■ **What is needed**:
Without the pictures, repeat the listing character for character.

--- start ---

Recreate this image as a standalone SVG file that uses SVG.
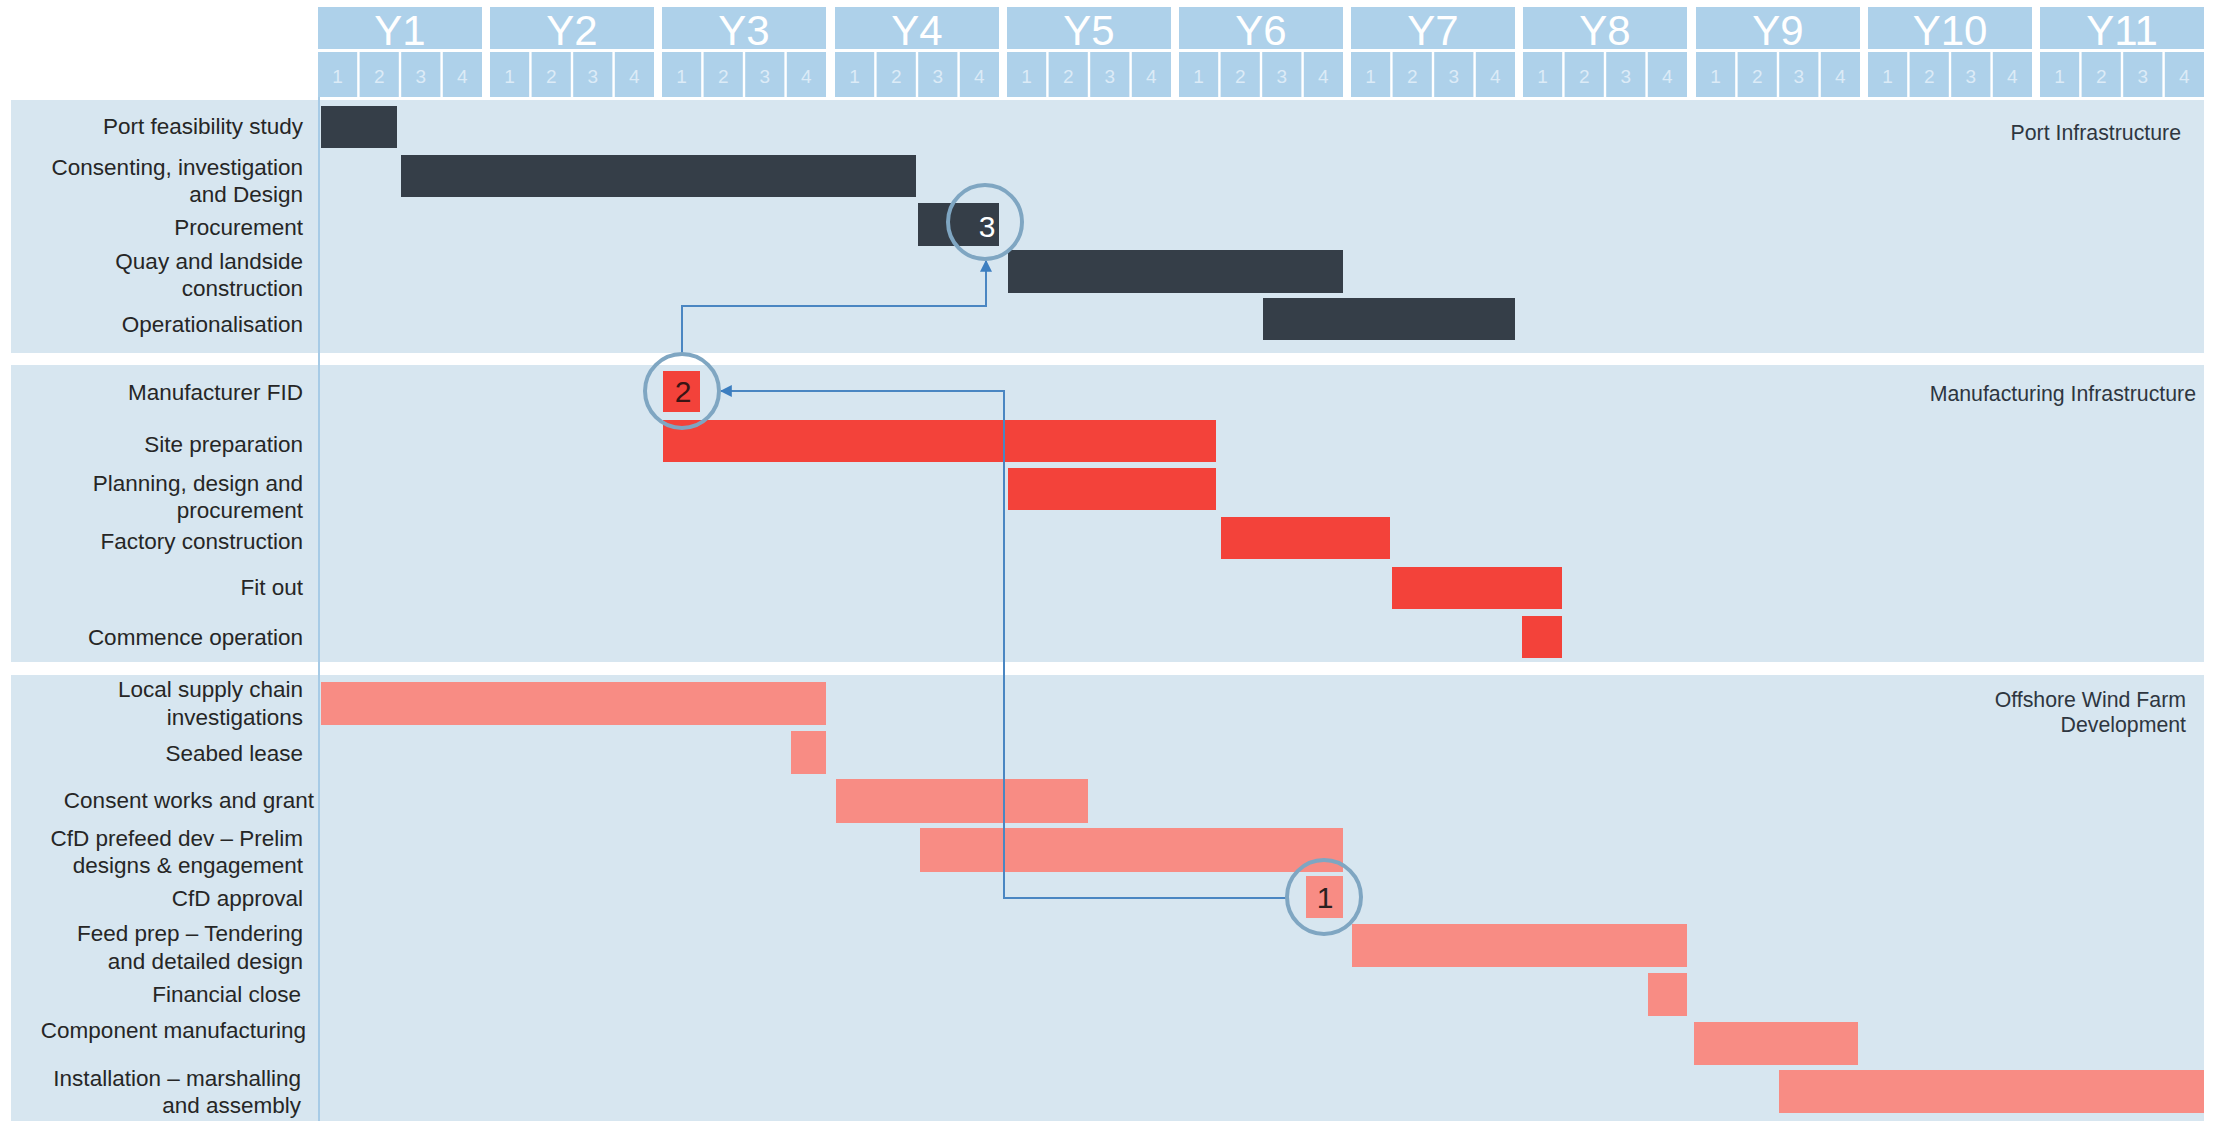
<svg xmlns="http://www.w3.org/2000/svg" xmlns:xlink="http://www.w3.org/1999/xlink" width="2224" height="1121" viewBox="0 0 2224 1121">
<style>
.hdr{fill:#AED1EA}
.yt{font-family:"Liberation Sans",Arial,sans-serif;font-size:42px;fill:#FFFFFF;text-anchor:middle}
.qt{font-family:"Liberation Sans",Arial,sans-serif;font-size:19px;fill:#DCEBF7;text-anchor:middle}
.panel{fill:#D7E6F0}
.lbl{font-family:"Liberation Sans",Arial,sans-serif;font-size:22.5px;fill:#262626;text-anchor:end}
.sec{font-family:"Liberation Sans",Arial,sans-serif;font-size:21.3px;fill:#2E3640;text-anchor:end}
.dark{fill:#353E48}
.red{fill:#F3423A}
.pink{fill:#F88C84}
.ring{fill:none;stroke:#7FA6C2;stroke-width:4}
.num{font-family:"Liberation Sans",Arial,sans-serif;font-size:30px;text-anchor:middle}
.conn{fill:none;stroke:#4A86C2;stroke-width:2}
</style>
<defs>
<marker id="arr" viewBox="0 0 10 10" refX="9" refY="5" markerWidth="12" markerHeight="12" markerUnits="userSpaceOnUse" orient="auto">
<path d="M0,0 L10,5 L0,10 z" fill="#3C7EC0"/>
</marker>
<g id="yr">
<rect class="hdr" x="0" y="7" width="164" height="42"/>
<rect class="hdr" x="0" y="52" width="39.2" height="45"/>
<rect class="hdr" x="41.6" y="52" width="39.2" height="45"/>
<rect class="hdr" x="83.2" y="52" width="39.2" height="45"/>
<rect class="hdr" x="124.8" y="52" width="39.2" height="45"/>
<text class="qt" x="19.6" y="83">1</text>
<text class="qt" x="61.2" y="83">2</text>
<text class="qt" x="102.8" y="83">3</text>
<text class="qt" x="144.4" y="83">4</text>
</g>
</defs>
<rect x="0" y="0" width="2224" height="1121" fill="#FFFFFF"/>

<g id="header">
<use xlink:href="#yr" href="#yr" x="318"/>
<use xlink:href="#yr" href="#yr" x="490"/>
<use xlink:href="#yr" href="#yr" x="662"/>
<use xlink:href="#yr" href="#yr" x="835"/>
<use xlink:href="#yr" href="#yr" x="1007"/>
<use xlink:href="#yr" href="#yr" x="1179"/>
<use xlink:href="#yr" href="#yr" x="1351"/>
<use xlink:href="#yr" href="#yr" x="1523"/>
<use xlink:href="#yr" href="#yr" x="1696"/>
<use xlink:href="#yr" href="#yr" x="1868"/>
<use xlink:href="#yr" href="#yr" x="2040"/>
<text class="yt" x="400" y="45">Y1</text>
<text class="yt" x="572" y="45">Y2</text>
<text class="yt" x="744" y="45">Y3</text>
<text class="yt" x="917" y="45">Y4</text>
<text class="yt" x="1089" y="45">Y5</text>
<text class="yt" x="1261" y="45">Y6</text>
<text class="yt" x="1433" y="45">Y7</text>
<text class="yt" x="1605" y="45">Y8</text>
<text class="yt" x="1778" y="45">Y9</text>
<text class="yt" x="1950" y="45">Y10</text>
<text class="yt" x="2122" y="45">Y11</text>
</g>

<g id="panels">
<rect class="panel" x="11" y="100" width="2193" height="253"/>
<rect class="panel" x="11" y="365" width="2193" height="297"/>
<rect class="panel" x="11" y="675" width="2193" height="446"/>
<line x1="319" y1="97" x2="319" y2="1121" stroke="#A7CBE6" stroke-width="2"/>
<text class="sec" x="2181" y="140">Port Infrastructure</text>
<text class="sec" x="2196" y="401">Manufacturing Infrastructure</text>
<text class="sec" x="2186" y="707">Offshore Wind Farm</text>
<text class="sec" x="2186" y="732">Development</text>
</g>

<g id="port-feasibility-study"><text class="lbl" x="303" y="134">Port feasibility study</text><rect class="dark" x="321" y="106" width="76" height="42"/></g>
<g id="consenting-investigation-design"><text class="lbl" x="303" y="175">Consenting, investigation</text><text class="lbl" x="303" y="202">and Design</text><rect class="dark" x="401" y="155" width="515" height="42"/></g>
<g id="procurement"><text class="lbl" x="303" y="235">Procurement</text><rect class="dark" x="918" y="203" width="81" height="43"/></g>
<g id="quay-landside"><text class="lbl" x="303" y="269">Quay and landside</text><text class="lbl" x="303" y="296">construction</text><rect class="dark" x="1008" y="250" width="335" height="43"/></g>
<g id="operationalisation"><text class="lbl" x="303" y="332">Operationalisation</text><rect class="dark" x="1263" y="298" width="252" height="42"/></g>

<g id="manufacturer-fid"><text class="lbl" x="303" y="400">Manufacturer FID</text><rect class="red" x="663" y="371" width="37" height="41"/></g>
<g id="site-preparation"><text class="lbl" x="303" y="452">Site preparation</text><rect class="red" x="663" y="420" width="553" height="42"/></g>
<g id="planning-design-procurement"><text class="lbl" x="303" y="491">Planning, design and</text><text class="lbl" x="303" y="518">procurement</text><rect class="red" x="1008" y="468" width="208" height="42"/></g>
<g id="factory-construction"><text class="lbl" x="303" y="549">Factory construction</text><rect class="red" x="1221" y="517" width="169" height="42"/></g>
<g id="fit-out"><text class="lbl" x="303" y="595">Fit out</text><rect class="red" x="1392" y="567" width="170" height="42"/></g>
<g id="commence-operation"><text class="lbl" x="303" y="645">Commence operation</text><rect class="red" x="1522" y="616" width="40" height="42"/></g>

<g id="local-supply-chain"><text class="lbl" x="303" y="697">Local supply chain</text><text class="lbl" x="303" y="725">investigations</text><rect class="pink" x="321" y="682" width="505" height="43"/></g>
<g id="seabed-lease"><text class="lbl" x="303" y="761">Seabed lease</text><rect class="pink" x="791" y="731" width="35" height="43"/></g>
<g id="consent-works"><text class="lbl" x="314" y="808">Consent works and grant</text><rect class="pink" x="836" y="779" width="252" height="44"/></g>
<g id="cfd-prefeed"><text class="lbl" x="303" y="846">CfD prefeed dev – Prelim</text><text class="lbl" x="303" y="873">designs &amp; engagement</text><rect class="pink" x="920" y="828" width="423" height="44"/></g>
<g id="cfd-approval"><text class="lbl" x="303" y="906">CfD approval</text><rect class="pink" x="1306" y="876" width="37" height="42"/></g>
<g id="feed-prep"><text class="lbl" x="303" y="941">Feed prep – Tendering</text><text class="lbl" x="303" y="969">and detailed design</text><rect class="pink" x="1352" y="924" width="335" height="43"/></g>
<g id="financial-close"><text class="lbl" x="301" y="1002">Financial close</text><rect class="pink" x="1648" y="973" width="39" height="43"/></g>
<g id="component-manufacturing"><text class="lbl" x="306" y="1038">Component manufacturing</text><rect class="pink" x="1694" y="1022" width="164" height="43"/></g>
<g id="installation"><text class="lbl" x="301" y="1086">Installation – marshalling</text><text class="lbl" x="301" y="1113">and assembly</text><rect class="pink" x="1779" y="1070" width="425" height="43"/></g>

<g id="connectors">
<path class="conn" d="M1287,898 H1004 V391 H721" marker-end="url(#arr)"/>
<path class="conn" d="M682,354 V306 H986 V261" marker-end="url(#arr)"/>
</g>

<g id="milestone-3"><circle class="ring" cx="985" cy="222" r="37"/><text class="num" x="987" y="237" fill="#FFFFFF">3</text></g>
<g id="milestone-2"><circle class="ring" cx="682" cy="391" r="37"/><text class="num" x="683" y="402" fill="#3A1414">2</text></g>
<g id="milestone-1"><circle class="ring" cx="1324" cy="897" r="37"/><text class="num" x="1325" y="908" fill="#2A2020">1</text></g>
</svg>
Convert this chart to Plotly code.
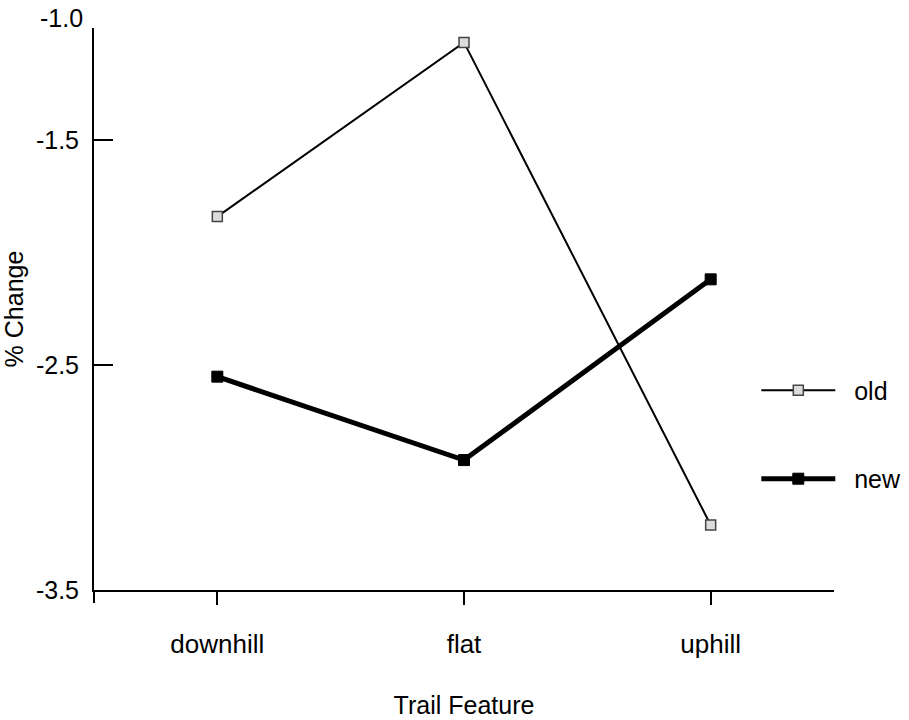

--- end ---

■ **Task output**:
Recreate this image as a standalone SVG file that uses SVG.
<svg xmlns="http://www.w3.org/2000/svg" xmlns:xlink="http://www.w3.org/1999/xlink" width="2224" height="1121" viewBox="0 0 2224 1121">
<style>
.hdr{fill:#AED1EA}
.yt{font-family:"Liberation Sans",Arial,sans-serif;font-size:42px;fill:#FFFFFF;text-anchor:middle}
.qt{font-family:"Liberation Sans",Arial,sans-serif;font-size:19px;fill:#DCEBF7;text-anchor:middle}
.panel{fill:#D7E6F0}
.lbl{font-family:"Liberation Sans",Arial,sans-serif;font-size:22.5px;fill:#262626;text-anchor:end}
.sec{font-family:"Liberation Sans",Arial,sans-serif;font-size:21.3px;fill:#2E3640;text-anchor:end}
.dark{fill:#353E48}
.red{fill:#F3423A}
.pink{fill:#F88C84}
.ring{fill:none;stroke:#7FA6C2;stroke-width:4}
.num{font-family:"Liberation Sans",Arial,sans-serif;font-size:30px;text-anchor:middle}
.conn{fill:none;stroke:#4A86C2;stroke-width:2}
</style>
<defs>
<marker id="arr" viewBox="0 0 10 10" refX="9" refY="5" markerWidth="12" markerHeight="12" markerUnits="userSpaceOnUse" orient="auto">
<path d="M0,0 L10,5 L0,10 z" fill="#3C7EC0"/>
</marker>
<g id="yr">
<rect class="hdr" x="0" y="7" width="164" height="42"/>
<rect class="hdr" x="0" y="52" width="39.2" height="45"/>
<rect class="hdr" x="41.6" y="52" width="39.2" height="45"/>
<rect class="hdr" x="83.2" y="52" width="39.2" height="45"/>
<rect class="hdr" x="124.8" y="52" width="39.2" height="45"/>
<text class="qt" x="19.6" y="83">1</text>
<text class="qt" x="61.2" y="83">2</text>
<text class="qt" x="102.8" y="83">3</text>
<text class="qt" x="144.4" y="83">4</text>
</g>
</defs>
<rect x="0" y="0" width="2224" height="1121" fill="#FFFFFF"/>

<g id="header">
<use xlink:href="#yr" href="#yr" x="318"/>
<use xlink:href="#yr" href="#yr" x="490"/>
<use xlink:href="#yr" href="#yr" x="662"/>
<use xlink:href="#yr" href="#yr" x="835"/>
<use xlink:href="#yr" href="#yr" x="1007"/>
<use xlink:href="#yr" href="#yr" x="1179"/>
<use xlink:href="#yr" href="#yr" x="1351"/>
<use xlink:href="#yr" href="#yr" x="1523"/>
<use xlink:href="#yr" href="#yr" x="1696"/>
<use xlink:href="#yr" href="#yr" x="1868"/>
<use xlink:href="#yr" href="#yr" x="2040"/>
<text class="yt" x="400" y="45">Y1</text>
<text class="yt" x="572" y="45">Y2</text>
<text class="yt" x="744" y="45">Y3</text>
<text class="yt" x="917" y="45">Y4</text>
<text class="yt" x="1089" y="45">Y5</text>
<text class="yt" x="1261" y="45">Y6</text>
<text class="yt" x="1433" y="45">Y7</text>
<text class="yt" x="1605" y="45">Y8</text>
<text class="yt" x="1778" y="45">Y9</text>
<text class="yt" x="1950" y="45">Y10</text>
<text class="yt" x="2122" y="45">Y11</text>
</g>

<g id="panels">
<rect class="panel" x="11" y="100" width="2193" height="253"/>
<rect class="panel" x="11" y="365" width="2193" height="297"/>
<rect class="panel" x="11" y="675" width="2193" height="446"/>
<line x1="319" y1="97" x2="319" y2="1121" stroke="#A7CBE6" stroke-width="2"/>
<text class="sec" x="2181" y="140">Port Infrastructure</text>
<text class="sec" x="2196" y="401">Manufacturing Infrastructure</text>
<text class="sec" x="2186" y="707">Offshore Wind Farm</text>
<text class="sec" x="2186" y="732">Development</text>
</g>

<g id="port-feasibility-study"><text class="lbl" x="303" y="134">Port feasibility study</text><rect class="dark" x="321" y="106" width="76" height="42"/></g>
<g id="consenting-investigation-design"><text class="lbl" x="303" y="175">Consenting, investigation</text><text class="lbl" x="303" y="202">and Design</text><rect class="dark" x="401" y="155" width="515" height="42"/></g>
<g id="procurement"><text class="lbl" x="303" y="235">Procurement</text><rect class="dark" x="918" y="203" width="81" height="43"/></g>
<g id="quay-landside"><text class="lbl" x="303" y="269">Quay and landside</text><text class="lbl" x="303" y="296">construction</text><rect class="dark" x="1008" y="250" width="335" height="43"/></g>
<g id="operationalisation"><text class="lbl" x="303" y="332">Operationalisation</text><rect class="dark" x="1263" y="298" width="252" height="42"/></g>

<g id="manufacturer-fid"><text class="lbl" x="303" y="400">Manufacturer FID</text><rect class="red" x="663" y="371" width="37" height="41"/></g>
<g id="site-preparation"><text class="lbl" x="303" y="452">Site preparation</text><rect class="red" x="663" y="420" width="553" height="42"/></g>
<g id="planning-design-procurement"><text class="lbl" x="303" y="491">Planning, design and</text><text class="lbl" x="303" y="518">procurement</text><rect class="red" x="1008" y="468" width="208" height="42"/></g>
<g id="factory-construction"><text class="lbl" x="303" y="549">Factory construction</text><rect class="red" x="1221" y="517" width="169" height="42"/></g>
<g id="fit-out"><text class="lbl" x="303" y="595">Fit out</text><rect class="red" x="1392" y="567" width="170" height="42"/></g>
<g id="commence-operation"><text class="lbl" x="303" y="645">Commence operation</text><rect class="red" x="1522" y="616" width="40" height="42"/></g>

<g id="local-supply-chain"><text class="lbl" x="303" y="697">Local supply chain</text><text class="lbl" x="303" y="725">investigations</text><rect class="pink" x="321" y="682" width="505" height="43"/></g>
<g id="seabed-lease"><text class="lbl" x="303" y="761">Seabed lease</text><rect class="pink" x="791" y="731" width="35" height="43"/></g>
<g id="consent-works"><text class="lbl" x="314" y="808">Consent works and grant</text><rect class="pink" x="836" y="779" width="252" height="44"/></g>
<g id="cfd-prefeed"><text class="lbl" x="303" y="846">CfD prefeed dev – Prelim</text><text class="lbl" x="303" y="873">designs &amp; engagement</text><rect class="pink" x="920" y="828" width="423" height="44"/></g>
<g id="cfd-approval"><text class="lbl" x="303" y="906">CfD approval</text><rect class="pink" x="1306" y="876" width="37" height="42"/></g>
<g id="feed-prep"><text class="lbl" x="303" y="941">Feed prep – Tendering</text><text class="lbl" x="303" y="969">and detailed design</text><rect class="pink" x="1352" y="924" width="335" height="43"/></g>
<g id="financial-close"><text class="lbl" x="301" y="1002">Financial close</text><rect class="pink" x="1648" y="973" width="39" height="43"/></g>
<g id="component-manufacturing"><text class="lbl" x="306" y="1038">Component manufacturing</text><rect class="pink" x="1694" y="1022" width="164" height="43"/></g>
<g id="installation"><text class="lbl" x="301" y="1086">Installation – marshalling</text><text class="lbl" x="301" y="1113">and assembly</text><rect class="pink" x="1779" y="1070" width="425" height="43"/></g>

<g id="connectors">
<path class="conn" d="M1287,898 H1004 V391 H721" marker-end="url(#arr)"/>
<path class="conn" d="M682,354 V306 H986 V261" marker-end="url(#arr)"/>
</g>

<g id="milestone-3"><circle class="ring" cx="985" cy="222" r="37"/><text class="num" x="987" y="237" fill="#FFFFFF">3</text></g>
<g id="milestone-2"><circle class="ring" cx="682" cy="391" r="37"/><text class="num" x="683" y="402" fill="#3A1414">2</text></g>
<g id="milestone-1"><circle class="ring" cx="1324" cy="897" r="37"/><text class="num" x="1325" y="908" fill="#2A2020">1</text></g>
</svg>
Convert this chart to Plotly code.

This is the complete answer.